As I've already mentioned, Hatchet is a love letter to the slasher films of yesteryear. Adam Green manages to capture the spirit of those movies perfectly and shows why they were so entertaining and fun. Instead of just throwing us into the middle of the action and have us follow a group of one-dimensional characters who will mostly be fodder for uninspired deaths, Green & Co. take their time to introduce us to the characters, making them feel well-rounded enough that we actually want to see some of them survive and feel bad when they are killed brutally. Also, the death scenes are glorious. Each is interesting and unique, keeping the movie fresh. If I had to choose a favorite, I think I'd have to pick the second death in the movie, where Crowley grabs a woman and rips her head apart with his bare hands. His slasher forefathers would be proud.
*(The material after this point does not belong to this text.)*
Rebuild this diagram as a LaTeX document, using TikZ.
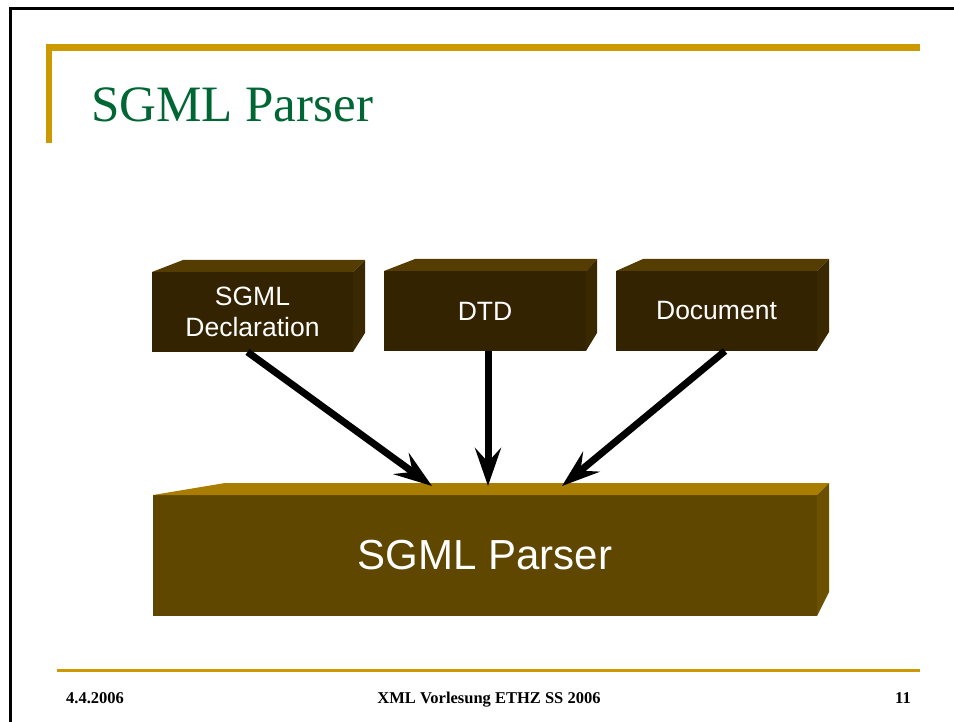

Speaking of the classic slasher villains, the film also has a few nods to the past with three nice, little cameos. Victor Crowley, who is very reminiscent of Jason Voorhees, is actually played by Jason alumni Kane Hodder, who also plays Crowley's father in the flashback and does an excellent job. In the opening scene, we have Robert "Freddy Krueger" England as an alligator hunter and Tony "Candyman" Todd shows up later as a flamboyant New Orleans entertainer later in the film, both of them doing great and showing their acting chops and why they are so highly regarded among the horror fan-base.

Hatchet is an over-the-top gory slasher film that is just as entertaining as its predecessors from the 70's and 80's. Its a heart-felt homage that captures the spirit of those old films and shows why they worked so well and why most of us horror fans love them.

Verdict: See it is you love the slasher films of the 70's and 80's, over-the-top death scenes, and great practical effects. Skip it if you don't like gory death scenes and like more psychological, atmospheric horror films.